Però assume posizioni radicali sul futuro sul paese che gli stiamo lasciando; in questo senso è più radicale di mia figlia. Entrambi sono due, ovviamente contestatori, ma mentre mia figlia dialoga, discute e spesso aggredisce le posizioni paterne sulla politica, le questioni sociali, sui fatti di cronaca, mio figlio assume una posizione di superiorità come se lui fosse portatore di una verità che io non sono ancora in grado di conoscere e il “sì, vabbé papà ok hai ragione tu” è terribile e non avrei mai voluto sentirmelo dire.

Allora c’è un modo per cercare di capire. Quello di farsi piccoli, di smettere di enunciare principi e affrontare piani storiografici e trasferire le proprie esperienze come un modello e semplicemente domandare: “ehi, ma cosa ascolti?”.

E’ questo che ho chiesto qualche tempo fa, e lui mi risponde: “Una canzone che dura venti minuti”.

Già io pensavo a Guccini.

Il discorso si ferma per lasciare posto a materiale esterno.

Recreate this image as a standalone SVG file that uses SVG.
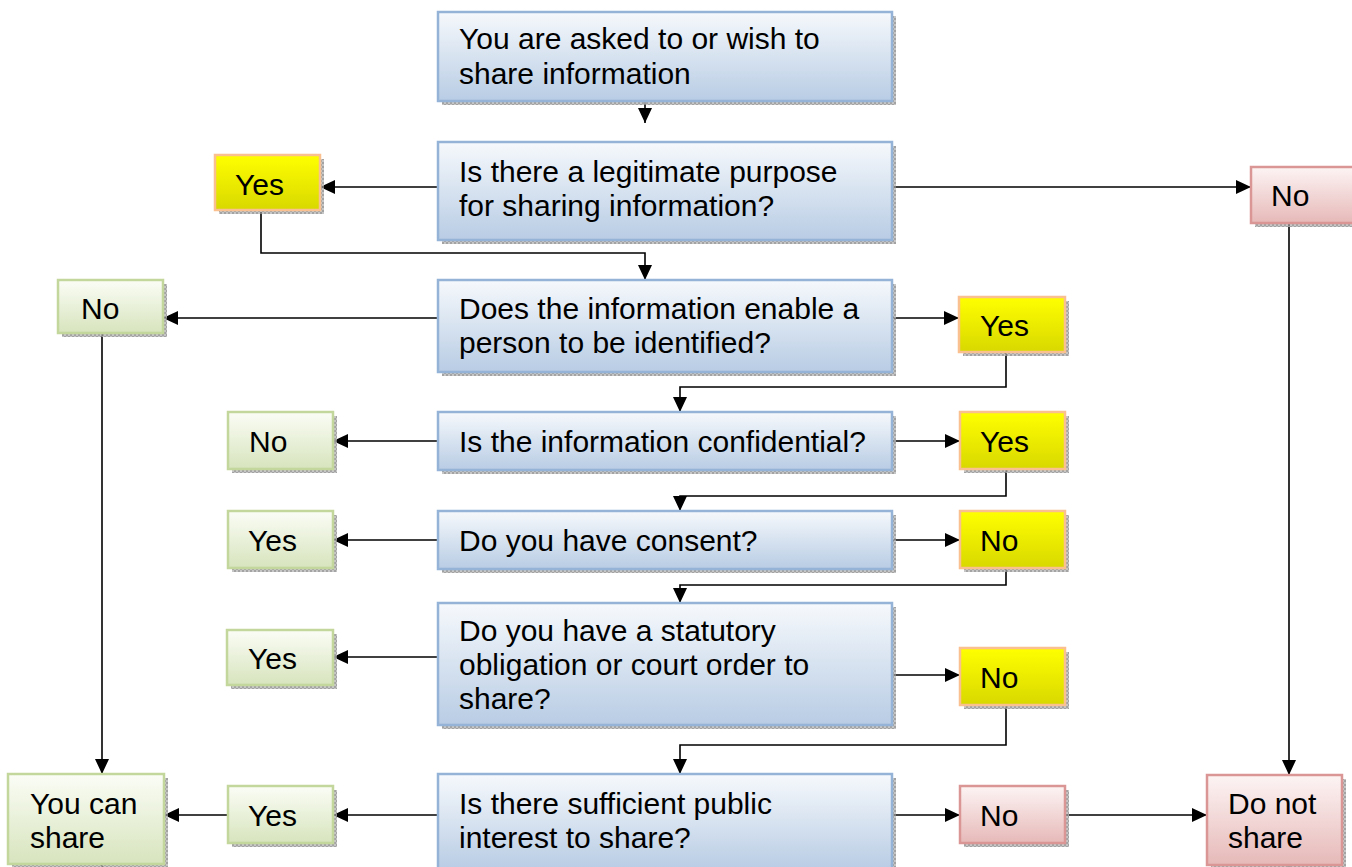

E lui mi risponde “No non è Guccini” – ridendo con un’aria di superiorità come se qualcuno a me trent’anni fa mi avesse detto che ascoltavo i Casadei o Julio Iglesias – “sto ascoltando Dargen D’Amico”.

Dargen D’Amico?

Io con molta pazienza mi armo del mio i-Pad e mi compro una ventina di brani di questo Dargen D’amico e di nascosto me li ascolto. Mi accorgo senza alcun dubbio che dal punto di vista delle immagini, delle cromature, questo signore milanese è più che interessante, che all’interno contiene diverse innovazioni di linguaggio, stilistiche, incredibilmente mi ritrovo a scoprirlo gradevole. Poi mi impegno ad ascoltarlo.

Certo il ritmo del rap, per chi di eversivo ha avuto il reggae è difficile in prima battuta, ma per chi ha adorato i cantautori italiani e ha passato giornate ad ascoltare i poeti a braccio toscani, in fondo non è una cosa del tutto lontana. E poi nei testi trovo effettivamente un messaggio politico, un disagio forte di una generazione che viene rappresentato, descritto attraverso immagini sentimenti linguaggi metafore fortemente innovative, distanti, lontane, frutto di una istanza, di una relazione da cui non appare oggettivamente una speranza, una prospettiva, ma una consapevolezza, semplice e naturale: che il mondo che noi abbiamo lasciato a loro è peggiore di quello che i nostri padri hanno lasciato a noi.

E allora devi passare dall’offerta di pedagogia a una richiesta di perdono. E lo scambio diventa più simpatico, più leggero, anche meno impegnativo e arrivano altri autori. Non gli Articolo 31 che ormai appaiono, e vengono definiti dai rappari come una forma commerciale e sputtanata di giambellino, ma magari i 2finger, o l’’ultima canzone di Dargen D’Amico che se la prende non con gli sms alla madonna, ma con il Presidente Obama.

Insomma è un mondo, il mondo di mio figlio, il mondo di mia figlia, che è molto legato a quello che hanno sentito, ascoltato in famiglia, visto, vissuto, che è ancorato ai valori, che hanno visto perpetrarsi nell’amore tra me e mia moglie che continua splendido ad attraversare ogni tempo, che fanno i conti con un padre un po’ fuori dagli schemi.

Ma devo dire che se, un padre, un buon padre, si misura da come vengono su i suoi figli, forse è un buon giorno per dire, senza auto-assolvermi che ho imparato a essere un buon padre anche ascoltando Dargen D’Amico. Anche se pure a me, la Madonna non mi ha mai risposto agli SMS.